Monday
October 2, 2000
Depressing comments
Reading Mr. Kadivar's reminiscing his trip ["Requiem
in Cairo"] and observing the 20th anniversary of the death of
Mohammed Reza Shah Pahlavi was very heartwarming and enjoyable. I have
been dreaming of the day to visit the tomb of Mohammed Reza Pahlavi in
Cairo. My deference for the late Shahanshah is due to my awareness and
admiration or the love and hope Mohammed Reza Shah held for his country.
The very fact that his final resting-place is in Cairo instead of his
beloved Iran, demonstrates the tragedy that his downfall represents for
his dreams and for our country.
During the reign of Pahlavis, my parents were simply employees of the
government and had rather peaceful lives. They didn't have any glorious
positions. They just lead simple lives. They certainly wished to see
the country move towards more liberty and wished for the corruption to
end. However, in 1978, they were one of the few to know that Khomeini
will be far worse than the regime of the Shah. Certainly, the people who
are ready to "throw-up" when other people express their emotion
about this man, fell into streets in 1978 and were so easily mesmerized
by a bearded, turbaned, uneducated man.
While Mr. Kadivar's article was enjoyable and impartial I was so disgusted
and yet depressed to read some of the responses from the distinguished
visitors to this wonderful site. I was astonished to see how after twenty
years Mr.
Bardia Saeedi, Neda
and Babak
Arminian can find it so easy to "throw up" at Mr. Kadivar's
trip to Cairo. Immediately after reading their letters, I began to think
about all that has bothered me through the past 21 years both in Iran and
in the U.S.
Mr. Bardia Saeedi can throw up about the deference some people hold
for a man who sought to strengthen our nation, give his countrymen better
lives and enhanced Iran's image and standing in the world community. I
have been on the verge of tears almost every day of my life thinking what
individuals such as these gentle people committed and what their actions
have meant for so many people.
I throw up thinking about the images of our boys and girls as little
as thirteen years old who died in a senseless eight-year war. I tremble
of the thought of the physical, intellectual, emotional and financial loss
our nation suffered from a war that the Shah had avoided. I feel so depressed
to think how Iran's best artistes and greatest minds left our nation in
droves after 1979 and continue to do so.
How is it that our Iran is suffering from lack of medicine, doctors
and trained engineers and professors while the west is enjoying the fruit
of labor of so many of Iran's brightest? Inside me cries to know how Iran's
bravest generals, pilots, officers were executed early on in the revolution.
Interestingly, the executioners are people who were later themselves executed
or have since sought the comfort of the West and continue to attack the
Pahlavis.
I want to throw up thinking of the innocent 400 hundred people who were
charcoaled to death inside Cinema Rex by the "revolutionaries."

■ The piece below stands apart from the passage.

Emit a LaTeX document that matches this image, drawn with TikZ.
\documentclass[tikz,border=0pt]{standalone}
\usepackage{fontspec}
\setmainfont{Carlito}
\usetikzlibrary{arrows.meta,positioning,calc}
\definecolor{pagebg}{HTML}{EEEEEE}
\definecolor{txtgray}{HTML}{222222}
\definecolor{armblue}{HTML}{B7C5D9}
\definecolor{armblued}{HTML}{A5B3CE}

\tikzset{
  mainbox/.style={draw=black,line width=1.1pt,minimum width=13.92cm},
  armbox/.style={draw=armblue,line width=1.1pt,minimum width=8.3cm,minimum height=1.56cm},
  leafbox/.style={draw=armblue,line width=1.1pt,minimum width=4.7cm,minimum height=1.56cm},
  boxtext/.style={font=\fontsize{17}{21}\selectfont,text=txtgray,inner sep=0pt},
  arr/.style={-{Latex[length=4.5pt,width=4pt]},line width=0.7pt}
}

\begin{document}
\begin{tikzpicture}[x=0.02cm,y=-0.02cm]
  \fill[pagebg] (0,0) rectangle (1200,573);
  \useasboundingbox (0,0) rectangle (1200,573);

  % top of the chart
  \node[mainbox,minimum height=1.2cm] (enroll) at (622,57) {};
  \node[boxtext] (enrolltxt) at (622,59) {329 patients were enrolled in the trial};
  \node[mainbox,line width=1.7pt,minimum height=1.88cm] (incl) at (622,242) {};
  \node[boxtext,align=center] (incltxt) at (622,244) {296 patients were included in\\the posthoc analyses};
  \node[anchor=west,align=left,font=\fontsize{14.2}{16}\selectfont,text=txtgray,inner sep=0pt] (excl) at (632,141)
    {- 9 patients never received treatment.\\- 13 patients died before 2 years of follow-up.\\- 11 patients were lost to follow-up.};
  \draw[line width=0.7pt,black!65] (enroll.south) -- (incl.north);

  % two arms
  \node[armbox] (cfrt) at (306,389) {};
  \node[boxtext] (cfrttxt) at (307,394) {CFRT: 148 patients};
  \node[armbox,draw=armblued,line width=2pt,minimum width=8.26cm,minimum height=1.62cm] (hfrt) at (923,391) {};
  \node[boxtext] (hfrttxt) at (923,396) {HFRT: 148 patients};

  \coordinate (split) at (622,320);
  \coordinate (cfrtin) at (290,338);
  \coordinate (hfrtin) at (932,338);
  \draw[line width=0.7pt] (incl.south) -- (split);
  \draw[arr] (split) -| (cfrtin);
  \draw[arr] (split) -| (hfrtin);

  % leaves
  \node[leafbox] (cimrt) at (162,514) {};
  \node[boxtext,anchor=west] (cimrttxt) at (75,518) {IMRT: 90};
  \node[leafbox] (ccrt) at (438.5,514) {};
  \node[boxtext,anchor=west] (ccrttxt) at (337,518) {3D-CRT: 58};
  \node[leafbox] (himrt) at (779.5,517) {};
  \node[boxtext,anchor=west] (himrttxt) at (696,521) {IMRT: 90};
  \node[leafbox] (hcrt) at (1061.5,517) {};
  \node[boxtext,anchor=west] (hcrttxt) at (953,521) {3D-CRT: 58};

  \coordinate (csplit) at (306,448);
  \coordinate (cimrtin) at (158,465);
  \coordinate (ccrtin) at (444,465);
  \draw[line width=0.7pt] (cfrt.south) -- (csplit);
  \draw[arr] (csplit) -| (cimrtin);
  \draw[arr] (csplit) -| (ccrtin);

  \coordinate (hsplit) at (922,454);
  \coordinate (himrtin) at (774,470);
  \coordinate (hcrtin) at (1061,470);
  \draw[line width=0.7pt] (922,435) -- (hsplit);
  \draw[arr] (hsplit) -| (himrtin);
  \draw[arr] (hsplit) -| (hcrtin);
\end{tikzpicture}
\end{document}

I want to cry when I watch Olympics and Iran is the only nation to wrap
its sole female member like a candy in a black chador. I feel ashamed
knowing my country's image as a fairy-tale land was replaced with a pariah
nation, a terrorist outlaw state.
Iran, the land of Cyrus the Great, the prophet of human rights, the
liberator of Jews, is trashed in the world for its inhumane treatment of
its Jewish, baha'i and Christian population. Next time, Bardia Saeedii,
Babak Arminian, and Neda want to throw up because people go to pay their
respect for a man who's now been dead for 20 years, then should find smile
on their face knowing that the ayatollahs desecrated the baha'i and Zoroastrian
temples and cemeteries in our land.
Next time they want to scorn about Iranian people, who respect a fellowmen,
they should think of themselves and their kind who saw the image of "their
Imam" in the moon only two decades ago.